Reliquary
In the summer of 2019, I went to the Klode Park in Whitefish Bay where I saw piles of driftwood scattered along the beach. Somewhere, I imagined, a tree had gone to pieces, maybe a red oak from erosion or a hemlock from violent storms, swept into the lake. With 1,600 miles of shoreline, Lake Michigan swallows many trees. They float alligator-like for years until wind and tide roll them ashore. My driftwood floated, bobbed, and found its final resting place on the Milwaukee shore. By then, the tree had been smashed and stripped naked of bark after a life of sea-tossed wandering. Stark and desolate now, some pieces covered by sand and debris, they lay broken and bent but stunning in their pure twisted form.

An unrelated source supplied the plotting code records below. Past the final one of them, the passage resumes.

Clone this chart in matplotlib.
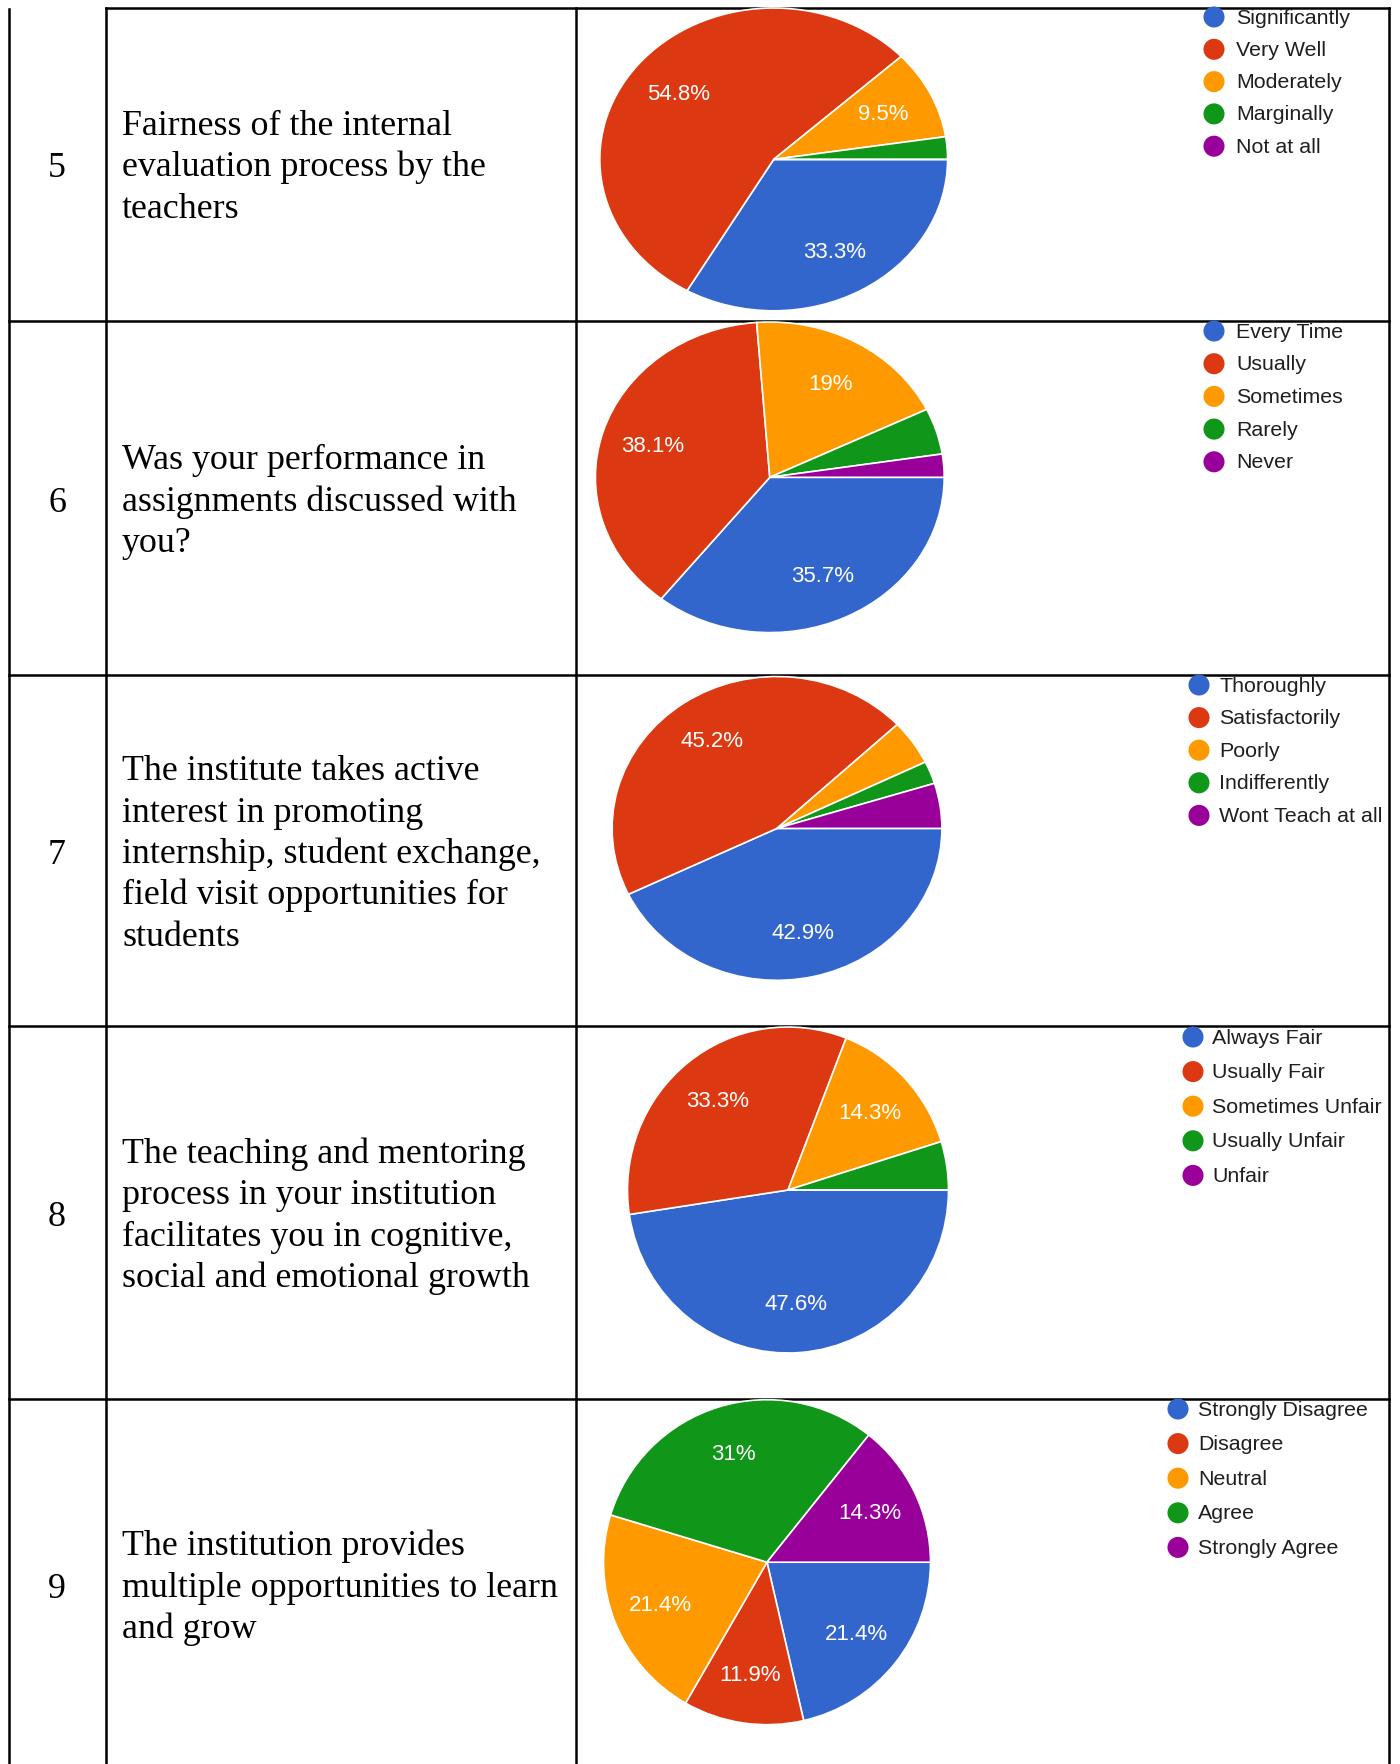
import matplotlib.pyplot as plt

W, H = 1400, 1765

row_numbers = ["5", "6", "7", "8", "9"]

questions = [
    ["Fairness of the internal", "evaluation process by the", "teachers"],
    ["Was your performance in", "assignments discussed with", "you?"],
    ["The institute takes active", "interest in promoting",
     "internship, student exchange,", "field visit opportunities for", "students"],
    ["The teaching and mentoring", "process in your institution",
     "facilitates you in cognitive,", "social and emotional growth"],
    ["The institution provides", "multiple opportunities to learn", "and grow"],
]

legend_q5 = ["Significantly", "Very Well", "Moderately", "Marginally", "Not at all"]
share_q5 = [33.3, 54.8, 9.5, 2.4, 0]

legend_q6 = ["Every Time", "Usually", "Sometimes", "Rarely", "Never"]
share_q6 = [35.7, 38.1, 19, 4.8, 2.4]

legend_q7 = ["Thoroughly", "Satisfactorily", "Poorly", "Indifferently", "Wont Teach at all"]
share_q7 = [42.9, 45.2, 4.8, 2.4, 4.8]

legend_q8 = ["Always Fair", "Usually Fair", "Sometimes Unfair", "Usually Unfair", "Unfair"]
share_q8 = [47.6, 33.3, 14.3, 4.8, 0]

legend_q9 = ["Strongly Disagree", "Disagree", "Neutral", "Agree", "Strongly Agree"]
share_q9 = [21.4, 11.9, 21.4, 31, 14.3]

slice_colors = ["#3366cc", "#dc3912", "#ff9900", "#109618", "#990099"]

all_legends = [legend_q5, legend_q6, legend_q7, legend_q8, legend_q9]
all_shares = [share_q5, share_q6, share_q7, share_q8, share_q9]

# layout in pixels, measured from the top left corner
col_x = [9, 106, 576, 1389]
row_y = [9, 322, 676, 1027, 1400]
text_mid = [165.4, 499.5, 852, 1214, 1585.7]
line_step = 41.5
# pie centre x, centre y, half width, half height
pie_box = [
    (773.7, 160.4, 173.9, 151.4),
    (769.8, 478.3, 174.4, 155.3),
    (777.0, 829.4, 164.9, 151.9),
    (788.0, 1191.0, 160.5, 163.0),
    (767.0, 1563.2, 163.5, 162.5),
]
# legend dot x, first row y, row step, gap to text
legend_pos = [
    (1214, 18, 32.3, 22),
    (1214, 332, 32.7, 22),
    (1199, 686, 32.6, 20),
    (1193, 1038, 34.6, 19),
    (1178, 1410, 34.6, 20),
]

fig = plt.figure(figsize=(W / 100, H / 100), dpi=100)
ax = fig.add_axes([0, 0, 1, 1])
ax.set_xlim(0, W)
ax.set_ylim(H, 0)
ax.axis("off")

lw = 1.8
# table grid
ax.plot([col_x[0], col_x[0]], [10, H], color="black", lw=lw)
for x in col_x[1:]:
    ax.plot([x, x], [row_y[0], H], color="black", lw=lw)
ax.plot([col_x[1], col_x[-1]], [row_y[0], row_y[0]], color="black", lw=lw)
for y in row_y[1:]:
    ax.plot([col_x[0], col_x[-1]], [y, y], color="black", lw=lw)

serif = "Liberation Serif"
sans = "Liberation Sans"

for r in range(5):
    mid = text_mid[r]
    ax.text(57, mid + 12, row_numbers[r], fontsize=25.8, family=serif,
            ha="center", va="baseline", color="black")
    lines = questions[r]
    n = len(lines)
    for i, line in enumerate(lines):
        y = mid + 11 + (i - (n - 1) / 2) * line_step
        ax.text(122, y, line, fontsize=25.8, family=serif,
                ha="left", va="baseline", color="black")

    # legend
    dx, dy, step, gap = legend_pos[r]
    for i, lab in enumerate(all_legends[r]):
        yy = dy + i * step
        ax.scatter([dx], [yy], s=230, color=slice_colors[i], zorder=5,
                   edgecolors="none")
        ax.text(dx + gap, yy, lab, fontsize=15.4, family=sans, color="#1f1f1f",
                ha="left", va="center")

    # pie
    cx, cy, rx, ry = pie_box[r]
    pax = fig.add_axes([(cx - rx) / W, 1 - (cy + ry) / H, 2 * rx / W, 2 * ry / H])
    vals = all_shares[r]
    wedges, _, autotexts = pax.pie(
        vals, colors=slice_colors, startangle=0, counterclock=False,
        autopct=lambda p: "", pctdistance=0.7,
        wedgeprops=dict(edgecolor="white", linewidth=1.2),
        textprops=dict(color="white", fontsize=16, family=sans))
    for t, v in zip(autotexts, vals):
        t.set_text(f"{v:g}%" if v >= 5 else "")
    pax.set_aspect("auto")
    pax.set_xlim(-1, 1)
    pax.set_ylim(-1, 1)
    pax.axis("off")

fig.savefig("out.png", dpi=100)
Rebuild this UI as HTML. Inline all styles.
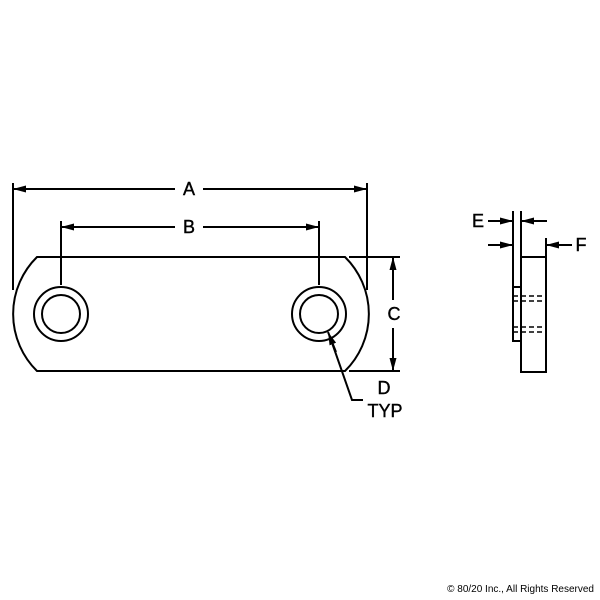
<!DOCTYPE html>
<html><head><style>body{margin:0;background:#fff}svg{display:block}</style></head><body>
<svg width="600" height="600" xmlns="http://www.w3.org/2000/svg" font-family="Liberation Sans, sans-serif">
<defs><marker id="ar" markerWidth="13" markerHeight="7" refX="13" refY="3.5" orient="auto" markerUnits="userSpaceOnUse"><path d="M0,0L13,3.5L0,7z" fill="#000"/></marker></defs>
<g stroke="#000" stroke-width="2" fill="none">
<path d="M37,257 L345,257 A80,80 0 0 1 345,371 L37,371 A80,80 0 0 1 37,257 Z"/>
<circle cx="61" cy="314" r="27"/><circle cx="61" cy="314" r="19"/>
<circle cx="319" cy="314" r="27"/><circle cx="319" cy="314" r="19"/>
<line x1="13" y1="183" x2="13" y2="290"/><line x1="367" y1="183" x2="367" y2="290"/>
<line x1="61" y1="221" x2="61" y2="285"/><line x1="319" y1="221" x2="319" y2="285"/>
<line x1="175" y1="189" x2="13" y2="189" marker-end="url(#ar)"/><line x1="203" y1="189" x2="367" y2="189" marker-end="url(#ar)"/>
<line x1="175" y1="227" x2="61" y2="227" marker-end="url(#ar)"/><line x1="203" y1="227" x2="319" y2="227" marker-end="url(#ar)"/>
<line x1="349" y1="257" x2="400" y2="257"/><line x1="349" y1="371" x2="400" y2="371"/>
<line x1="393" y1="300" x2="393" y2="257" marker-end="url(#ar)"/><line x1="393" y1="328" x2="393" y2="371" marker-end="url(#ar)"/>
<polyline points="363,400 352,400 330,337"/><line x1="336" y1="352" x2="328" y2="332" marker-end="url(#ar)"/>
<rect x="513" y="287" width="8" height="54"/><rect x="521" y="257" width="25" height="115"/>
<line x1="513" y1="211" x2="513" y2="287"/><line x1="521" y1="211" x2="521" y2="257"/><line x1="546" y1="238" x2="546" y2="257"/>
<line x1="488" y1="221" x2="513" y2="221" marker-end="url(#ar)"/><line x1="547" y1="221" x2="521" y2="221" marker-end="url(#ar)"/>
<line x1="488" y1="245" x2="513" y2="245" marker-end="url(#ar)"/><line x1="572" y1="245" x2="546" y2="245" marker-end="url(#ar)"/>
<g stroke-dasharray="5,3" stroke-width="1.6"><line x1="513" y1="296" x2="546" y2="296"/><line x1="513" y1="301" x2="546" y2="301"/><line x1="513" y1="327" x2="546" y2="327"/><line x1="513" y1="332" x2="546" y2="332"/></g>
</g>
<g font-size="18" text-anchor="middle" stroke="#000" stroke-width="0.4">
<text x="189" y="195">A</text><text x="189" y="233">B</text><text x="394" y="320">C</text>
<text x="384" y="394">D</text><text x="385" y="417">TYP</text>
<text x="478" y="227">E</text><text x="581" y="251">F</text>
</g>
<text x="594" y="592" font-size="10" text-anchor="end">© 80/20 Inc., All Rights Reserved</text>
</svg>
</body></html>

I was Intrigued by their odd shapes and by the affiliation between tree and water. So I brought a bundle back to the studio. Holding it one at a time in my hands, examining its surface, noticing the hollow holes and the scars that the water made, and the bent shapes that looked like broken limbs, I felt connected to the history of wood, to the life of an unknown tree that once flourished in the soil somewhere in full being, but now prone and weathered and in pieces. One by one, I examined and cleaned them, as if preparing each piece for a funeral. I began to wrap them with handmade paper coils as a gesture of putting their skin back on. Paper I use comes from the branches of mulberry trees, so it felt as though I was returning the fragment back to its rightful owner. In Korea, between the 16th and the 19th century, people made paper garments to clothe the dead. According to Jeon Yangbae, a well-known Korean paper garment designer, paper is the ideal material for either cremation or burial due to its combustibility and biodegradability.
As I paper-wrapped the driftwood in my studio, it seemed as if these fragments were revealing their life stories, their journey in this life. This installation is my effort to honor the trees they once were.